I would say that your comment that it is "quite bit different" is not
accurate. Different, yes - quite a bit different - I'm not sure. I don't
see the "obvious" connection to Bill Dixon's music...I could just as
easily say that I am influenced by Dixon's music, and that it "shows up"
in my work (but I would never say such a thing).
This is just my opinion, which is nearly meaningless. The only reason I
wrote this missive was to try to point out some ways of dealing with the
problems of writing for large ensemble. I'm sorry if any of it came out
as a slam against Marco. I thought I made that clear from the very
beginning of my post, but I have a way of saying one thing and then
writing the opposite a few paragraphs later.

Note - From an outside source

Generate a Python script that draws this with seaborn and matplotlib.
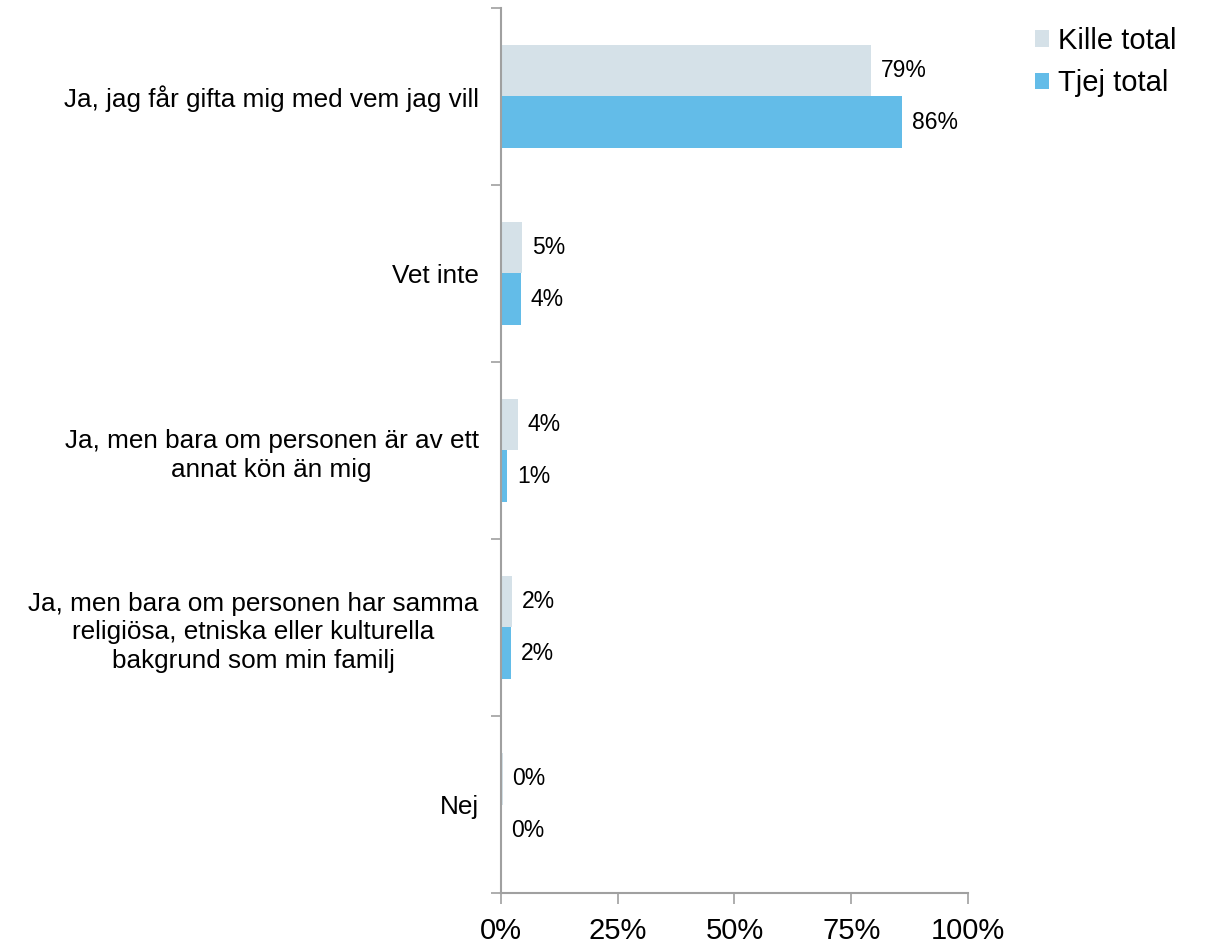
import matplotlib
matplotlib.use("Agg")
import matplotlib.pyplot as plt
import numpy as np
import pandas as pd
import seaborn as sns
from matplotlib.ticker import FixedLocator, PercentFormatter

# Chart data (percent)
categories = [
	"Ja, jag får gifta mig med vem jag vill",
	"Vet inte",
	"Ja, men bara om personen är av ett\nannat kön än mig",
	"Ja, men bara om personen har samma\nreligiösa, etniska eller kulturella\nbakgrund som min familj",
	"Nej",
]
groups = ["Kille total", "Tjej total"]
kille = [79.2, 4.6, 3.7, 2.3, 0.4]
tjej = [85.9, 4.2, 1.3, 2.1, 0.0]
x_ticks = [0, 25, 50, 75, 100]

df = pd.DataFrame({
	"category": categories * 2,
	"group": [groups[0]] * len(categories) + [groups[1]] * len(categories),
	"value": kille + tjej,
})

sns.set_style("white")
plt.rcParams["font.family"] = ["Liberation Sans", "DejaVu Sans"]
plt.rcParams["text.color"] = "black"
plt.rcParams["xtick.labelcolor"] = "black"
plt.rcParams["ytick.labelcolor"] = "black"

fig = plt.figure(figsize = (12.08, 9.44), dpi = 100)
ax = fig.add_axes([0.4147, 0.054, 0.3866, 0.9376])

palette = {"Kille total": "#D5E1E8", "Tjej total": "#63BCE8"}
sns.barplot(data = df, y = "category", x = "value", hue = "group", order = categories,
	hue_order = groups, palette = palette, saturation = 1, width = 0.58, orient = "h",
	linewidth = 0, ax = ax, legend = True)

for cont in ax.containers:
	ax.bar_label(cont, labels = ["%.0f%%" % v for v in cont.datavalues], padding = 7, fontsize = 16.5, color = "black")

ax.set_xlim(0, 100)
ax.set_ylim(len(categories) - 0.5, -0.5)
ax.set(xlabel = None, ylabel = None)
ax.xaxis.set_major_locator(FixedLocator(x_ticks))
ax.xaxis.set_major_formatter(PercentFormatter(100, decimals = 0))
ax.yaxis.set_minor_locator(FixedLocator(np.arange(-0.5, len(categories), 1.0)))

for s in ["top", "right"]:
	ax.spines[s].set_visible(False)
for s in ["left", "bottom"]:
	ax.spines[s].set_color("#A0A0A0")
	ax.spines[s].set_linewidth(1.5)

ax.tick_params(axis = "x", which = "major", length = 8, width = 1.2, color = "#A0A0A0", labelsize = 21, pad = 9, bottom = True, direction = "out")
ax.tick_params(axis = "y", which = "major", length = 0, labelsize = 18.8, pad = 16)
ax.tick_params(axis = "y", which = "minor", length = 7, width = 1.2, color = "#A0A0A0", left = True, direction = "out")
for lbl in ax.get_yticklabels():
	lbl.set_multialignment("center")
	lbl.set_linespacing(1.25)

leg = ax.legend(loc = "upper left", bbox_to_anchor = (1.118, 0.992), frameon = False, fontsize = 21,
	handlelength = 0.5, handleheight = 0.5, handletextpad = 0.3, labelspacing = 0.5, borderaxespad = 0)

plt.savefig("out.png", dpi = 100)
plt.close()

It's the Dostoevsky influence...he was a master at saying he wasn't
going to say something and then would discuss that thing for the next 5
pages.
;-)
DS:
The notation system is efficient because it keeps the music from being
too stiff, the same lines can have multiple rhythms and each person can
play it their way, even though there is an original way the line goes,
it keeps it between improvisation and composition, it is only the
players hang ups that get in the way.
I thought the material was played well on Sunday, the problems were
mainly just in volume.
PG:
I disagree. The notation system is not efficient.
I would agree that you can have varied results...that's nice.
But I have done the same thing with the deconstruction meditations:
using traditional notation, but reading it in an unconventional way. I
think my method is "more efficient" (if you're working with players that
read music), because someone can understand quickly what you want - then
they are free to "mess with it" as much as they want, which, in the end
result, is not so different from Marco's process. We used this method in
the sextet I had with Goldberg, et. al - when we "deconstructed" Pierrot
Lunnaire - you're looking at music, but you're not playing what you see
- you pick the notes and rhythms you want to use and compose your own
material from what's in front of you. This is ultimately what we had to
do the other night.
The difference is that it takes minutes, not hours, to rehearse using my
"process"...that's efficiency, as far as I'm concerned.